Часа через полтора, однако, сборы подошли к концу. Перед остывшим костровищем высилась целая горка небольших и близких к сферической форме камней. Я смотрел на них весьма оторопело, совершенно не чувствуя, на фига мы занимались столько времени такой ерундой.
Миша сунул руку в горку, вытащив один, пожалуй — самый маленький, камешек (вся — тщательно складываемая — горка развалилась…) и, размахнувшись, бросил его вперёд. Камешек упал совсем рядом (метрах в трёх), несмотря на то, что брошен был с приложением изрядного усилия. Миша встрепенулся, отряхнул зачем-то брюки, подбежал к месту падения.
— Здесь, маэстро!
Мы стали выстраивать из камешков крут. Я носил, он строил. Я носил, он строил. Выстроил.
— Сева, окажи милость, когда я уйду — камушки-то поразбросай. По разным сторонам их поразбросай… да! — по разным сторонам.

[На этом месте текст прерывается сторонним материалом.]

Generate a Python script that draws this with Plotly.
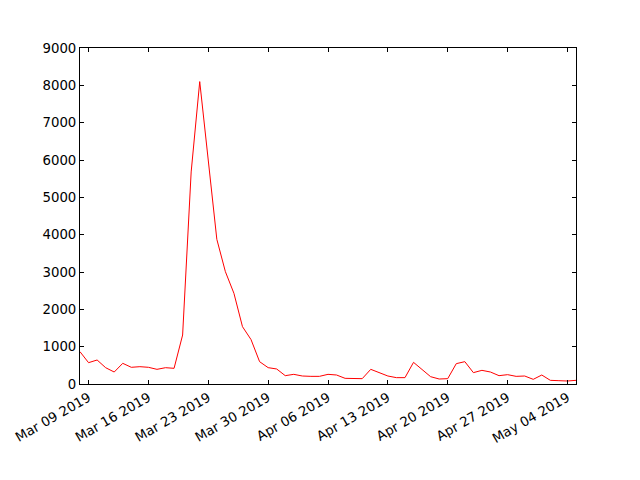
import plotly.graph_objects as go
import pandas as pd

dates = pd.date_range("2019-03-08", "2019-05-05", freq="D").strftime("%Y-%m-%d").tolist()
values = [
    865, 571, 643, 437, 321, 554, 447, 464, 447, 393, 437, 420,  # Mar 8 - Mar 19
    1312, 5680, 8100, 5900, 3875, 3009, 2429, 1536, 1190,        # Mar 20 - Mar 28
    598, 438, 402, 223, 259, 214, 205, 205, 259, 241, 152, 152,  # Mar 29 - Apr 9
    143, 393, 304, 214, 170, 170, 580, 385, 196, 134, 143,       # Apr 10 - Apr 20
    545, 598, 304, 366, 321, 223, 250, 205, 214, 125, 241,       # Apr 21 - May 1
    98, 89, 80, 98,                                              # May 2 - May 5
]
tick_dates = ["2019-03-09", "2019-03-16", "2019-03-23", "2019-03-30", "2019-04-06",
              "2019-04-13", "2019-04-20", "2019-04-27", "2019-05-04"]
tick_labels = ["Mar 09 2019", "Mar 16 2019", "Mar 23 2019", "Mar 30 2019", "Apr 06 2019",
               "Apr 13 2019", "Apr 20 2019", "Apr 27 2019", "May 04 2019"]
y_ticks = [0, 1000, 2000, 3000, 4000, 5000, 6000, 7000, 8000, 9000]

fig = go.Figure()
fig.add_trace(go.Scatter(x=dates, y=values, mode="lines",
                         line=dict(color="#ff0000", width=1), showlegend=False))

axis_common = dict(showline=True, linecolor="black", linewidth=1, mirror="ticks",
                   ticks="inside", ticklen=4, tickcolor="black", showgrid=False,
                   zeroline=False, automargin=False,
                   tickfont=dict(family="DejaVu Sans", size=13.3, color="black"))

fig.update_layout(
    template="none",
    width=640, height=480,
    margin=dict(l=72, r=72, t=40, b=104, pad=0),
    paper_bgcolor="white", plot_bgcolor="white",
    font=dict(family="DejaVu Sans", size=13.3, color="black"),
    xaxis=dict(type="date", range=[dates[0], dates[-1]], tickvals=tick_dates,
               ticktext=tick_labels, tickangle=-30, **axis_common),
    yaxis=dict(range=[0, 9000], tickvals=y_ticks, **axis_common),
)

fig.write_html("out.html")
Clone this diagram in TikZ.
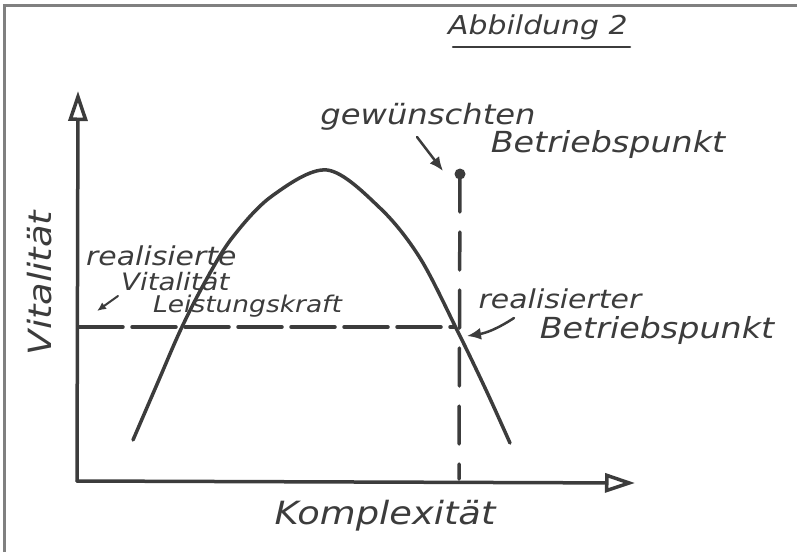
\documentclass[tikz,border=0pt]{standalone}
\usepackage{fontspec}
\setmainfont{DejaVu Sans}
\newfontfamily\hand[FakeStretch=1.15]{DejaVu Sans}
\usetikzlibrary{arrows.meta}
\definecolor{tinte}{HTML}{3C3C3C}
\definecolor{rahmen}{HTML}{808080}
\tikzset{
  stift/.style={draw=tinte, line width=3.5pt, line cap=round, line join=round},
  schrift/.style={text=tinte, inner sep=0pt,
    font=\hand\itshape\fontsize{#1}{#1}\selectfont},
  schrift/.default=27,
  zeiger/.style={stift, line width=2.5pt, -{Latex[length=14pt,width=12pt]}},
  achse/.style={stift, -{Triangle[open,length=30pt,width=19pt]}},
}
\begin{document}
\begin{tikzpicture}[x=1pt,y=-1pt]
  \useasboundingbox (0,0) rectangle (798,552);
  % Rahmen
  \draw[rahmen, line width=3pt] (4,552) -- (4,5) -- (797,5);

  % Achsen
  \coordinate (O) at (77,481);
  \coordinate (ytip) at (78,91);
  \coordinate (xtip) at (635,483);
  \draw[achse] (O) -- (ytip);
  \draw[achse] (O) -- (xtip);
  \node[schrift=32, rotate=90] (vital) at (40,283) {Vitalität};
  \node[schrift=32] (komplex) at (385,516) {Komplexität};

  % Kurve
  \draw[stift] plot[smooth, tension=0.55] coordinates {(133,440) (158,382)
    (181,329) (205,282) (232,238) (272,196) (327,170) (380,208) (420,258)
    (458,332) (486,390) (510,443)};

  % Betriebspunkte
  \coordinate (wunsch) at (460,174);
  \coordinate (real) at (458,332);
  \fill[tinte] (wunsch) circle (5.5);
  \draw[stift, dash pattern=on 38pt off 20pt] (wunsch) -- (459,479);
  \draw[stift, dash pattern=on 44pt off 9pt] (79,327) -- (455,327);

  % Titel
  \node[schrift=26, anchor=base west] (titel) at (448,34) {Abbildung 2};
  \draw[stift, line width=2.5pt] (453,47) -- (630,47);

  % gewuenschter Punkt
  \node[schrift=28] (gewuenscht) at (428,117) {gewünschten};
  \node[schrift=29] (betrieb1) at (608,144) {Betriebspunkt};
  \coordinate (g0) at (417,137);
  \coordinate (g1) at (443,171);
  \draw[zeiger] (g0) -- (g1);

  % realisierter Punkt
  \node[schrift=26] (realisiert) at (560,299) {realisierter};
  \node[schrift=29] (betrieb2) at (657,330) {Betriebspunkt};
  \coordinate (r0) at (514,318);
  \coordinate (r1) at (467,336);
  \draw[zeiger] (r0) to[bend left=12] (r1);

  % realisierte Vitalitaet
  \node[schrift=26, anchor=west] (realv) at (86,256) {realisierte};
  \node[schrift=24, anchor=west] (vital2) at (121,282) {Vitalität};
  \node[schrift=23, anchor=west] (leist) at (153,306) {Leistungskraft};
  \coordinate (v0) at (118,296);
  \coordinate (v1) at (97,311);
  \draw[zeiger, line width=2pt, -{Latex[length=9pt,width=8pt]}] (v0) -- (v1);
\end{tikzpicture}
\end{document}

Сморщил нос, поправил на мне сбившуюся на бок кепку, шагнул в крут и — исчез.
Да, конечно, я разбросал камешки. Я собрал рюкзак и приготовился идти…
…Но идти мне совсем не хотелось: не хотелось уходить отсюда, а хотелось — это я точно помню — зареветь.
Не заревел; вышел на дорогу и пошагал в сторону Селиваново.
— Привет, старик!..
— Привет! Ты что, обалдел, — занятия пропускаешь?!
— Привет!..
— Привет!..
— Здоро́во!..
— Севка, ты жратвы припёр?..
— Салют! Ну как там, в Туле?..
— Привет!..
Кто-то стукал меня по плечу, кто-то заглядывал в рюкзак… Всё это воспринималось будто бы в полусне…Сиротские запахи общежития, тоскливые, усталые стены, снующие по лестницам четырёхэтажки люди…; дряблая вялая энергия, скользящая и свивающаяся в тряские, неровные кляксы.
«Нет, бежать отсюда, бежать, — подумал я, — и чем быстрее — тем лучше…!»
Лёжа ночью в своей кровати — я попытался разобраться: что это была за встреча? что мне в ней? и вообще — что теперь? как…? Очень многое во мне шевельнулось. Очень многое во мне разбередилось. Выявилось. Вспомнилось.
С этого дня я совсем забросил техникумовскую бредятину и принялся за упорную безотдыховую работу.
Всего за один месяц мне удалось очень многое. Ощущение пространственных линий стало чётким и твёрдым, закрепилось. Появилась возможность проникновения в инородные психологизмы. Я забирался на какую-нибудь крышу и, попросив ветер учить меня, — танцевал, запоминая каждое движение, приносимое ветром. (Это позволяло — сдвигая близлежащие слои пространства — видеть и слышать многие, длящиеся по параллелям, бытия.) Выявилось и закрепилось умение улавливать песни (а с их помощью — понимать то, что воспринимал, но не понимал в детстве: пробредающие между людей тени… мечущихся всяко шарообразных существ, коих особенно в изобилии — по городам… провисшие — то тут, то там — и разнообразные по своей геометрии дыры… и т. д. и т. п.). Но более всего: окрепла (прямо-таки — расцвела!) возможность воспринимать и осознавать голоса всего сущего, что промеж и окрест людей (в данном — Условно-Конкретном — бытие).
Всего за один месяц!
Напряжение нарастало, и через какое-то время я оказался в кардиологии местной районной больницы, с сердечным приступом (потом — ещё раз…). Выписавшись — забрал свои документы из лесо-чиновного заведения и вернулся в Тулу.
Огромная благодарность к Мише, появившаяся у меня в то время, — сохранилась по сей день. И кстати: за семнадцать (с половинкой) лет общения — ни капелюшечки разочарования или отторжения! Ни малейшей!
В 1987 году мне было шестнадцать лет, а Мише (Михаилу Петровичу Черноярцеву) — как узналось позднее — девяносто четыре года.